So today, 114 years ago, this woman was born. She is Grandma Mitchell. The guy in picture is her son, my dad, Larry. The scary clown paintings in the background tell me this was taken in my Aunt Mitch’s basement circa 1970-ish.

Both of these people have passed, but here’s something I’m thinking about (this is going to be long so please skip out now). My grandma had a pretty crappy life and she was a pretty amazing pianist. Being Irish/Catholic/Drunks who in the Mitchell traditional never talk about bad things, we don’t know the whole story, but something happened early on when she was a little girl and she got orphaned.

Let me back up by going forward.

When I was in second grade, I started crying to have a piano. My father let me cry for a year before he gave in (my Mom still has that piano). It was delivered by two heavy sweaty guys I’m convinced were both named “Ed.” Of course I couldn’t play it.

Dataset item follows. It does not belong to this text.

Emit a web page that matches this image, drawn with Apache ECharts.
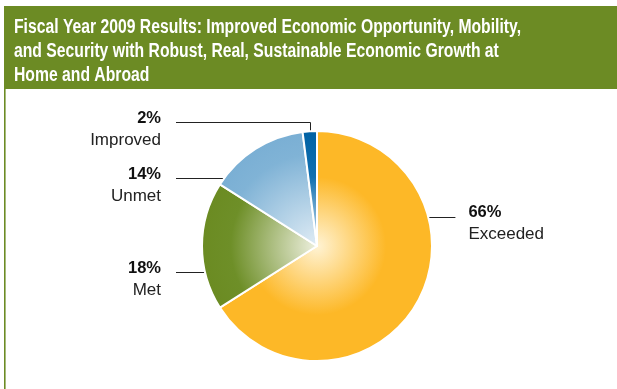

And of course I had this sweet old grandma who was just that grandma who “didn’t do anything.” The piano came in ’71, yet she came over (she was always old — she looked as she did in this picture when she was 40 and when she died when she was 90 something). She sat down and BURNED THAT FUCKING PIANO. She played like seven pieces after not touched a piano in decades, like Chopin, and did some stride. Pieces I still can’t play today. I was amazed and inspired.

Meanwhile my parents had a sweet gig. Grandma Mitchell would come over to “babysit” me every Saturday night (my siblings Tim and Laurie were a bit older than me and out doing god knows what teenagers did in 75). My parents would go out to parties/bars. Grandma Mitchell and I played cards, would have toast and tea at 10:25, and then watch SNL. After that, why not? Let’s watch channel 30 which played Road movies with Bing and Bob until 2 in the morning. I was 12, an altar boy, due at church the next morning early but fuck it.

I asked her how she got so good at the piano, and being Irish/Catholic/Drunks, she didn’t go into details, but somehow as a little girl she ended up with an evil aunt and uncle. Total Cinderella without the happy ending. She was that indentured Irish slave, and her cousin was a girl her age who was savagely mean to her. They had a piano that she loved and they didn’t let her take lessons, and YELLED at her when they caught her playing it. Still, she managed to teach herself to read music and play well.

At 16 she married to “escape” that, but she married a guy that was kinda funny but couldn’t hold a job and, being Irish/Catholic, took a swig too much. That part was bad, it was a struggle, and she had escaped one bad situation for another not so great one. She never drove a car. She never worked outside the home. But she had two kids, my dad and my aunt, who was named after her, Lillian, but called Mitch. That gal was amazing but back to grandma Mitchell. My dad turned out really well too, considering. Didn’t graduate from high school but really funny and well liked. Always wanted to play the piano.

Grandma Mitchell was one of the several strong women in my life that shaped me.

Her life ended as much as she lived it, sad and painful. She was in a crappy nursing home and completely out of it, and in a lot of discomfort. I was in studying at the KC conservatory and the woman I looked forward to hanging out with on Saturday night I now dreaded visiting on my visit back home. I would sit and try to talk to her and she would not know who I was. At the end, she would see me, roll over, reach out, and just say, “help me. help me.”

Finally I said fuck it, and when I would visit twice a semester, I’d bring my piano music. I would make the nurses get her into the dining hall where there was an old piano, horribly out of tune. And I just fucking played for her. I played her old shit. It was One Flew Over the Coo-Coos Nest, with crazy people dancing and singing in the background, but she would smile.

First you put your two knees close up tight,
Then you sway ’em to the left, then you sway ’em to the right,
Step around the floor kind of nice and light,
Then you twis’ around and twis’ around with all your might,
Stretch your lovin’ arms straight out in space
Then do the Eagle Rock with style and grace
Swing your foot way ’round then bring it back,
Now that’s what I call “Ballin’ the Jack.”

I would play for 30 minutes, kiss her, and leave. I did that for her last three years.

God bless you Grandma Mitchell. Happy birthday wherever you are.